In reality, some of these rules are useless -- I have them in for the case where I start ingress queuing with my egress queuing (e.g. packets are coming in to fast, so you throw them away and hope that the other box gets a clue through the magic of IP bursts (ingress) vs. sending packets out at a schedule that you're setting up. I doubt I ever will care, really).
Ultimately, the solution I found is niche, arcane black magic that I've come to understand. Now I see it in everything net related in various forms and understand what the optimal application for it is. It's like knowing that there's Leeuwenhoek's 'wee beasties' in everyone or understanding how nucleon-nucleon interactions are mediated by mesons in every atom.

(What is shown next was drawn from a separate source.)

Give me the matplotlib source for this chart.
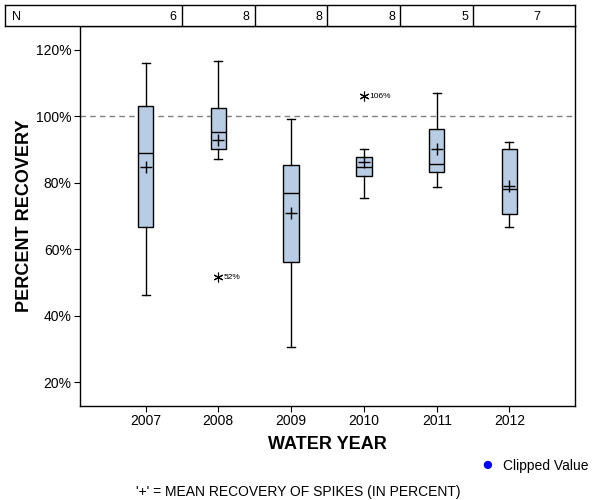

|Date:||March 19th, 2006 11:46 pm (UTC)|| |
I just set up some basic QoS rules, and apart from some weirdness with my emule, it works exactly as I want it to. Your way sounds like a lot more fun though, maybe I'll redo it, just cuz. ;)
I'm curious what you were using to set your QoS rules -- I assume it's some interface on your router.
It's quite probably using the same things -- this is all using kernel stuff. Naturally, that means that in order to use it, you'll have to compile a ton of modules & possibly your kernel.
I modularize anything that looks even remotely fun on the theory that if I'm ever bored and projectless, I can just skate through a menuconfig sniffing at anything interesting. Occasionally, I even do it.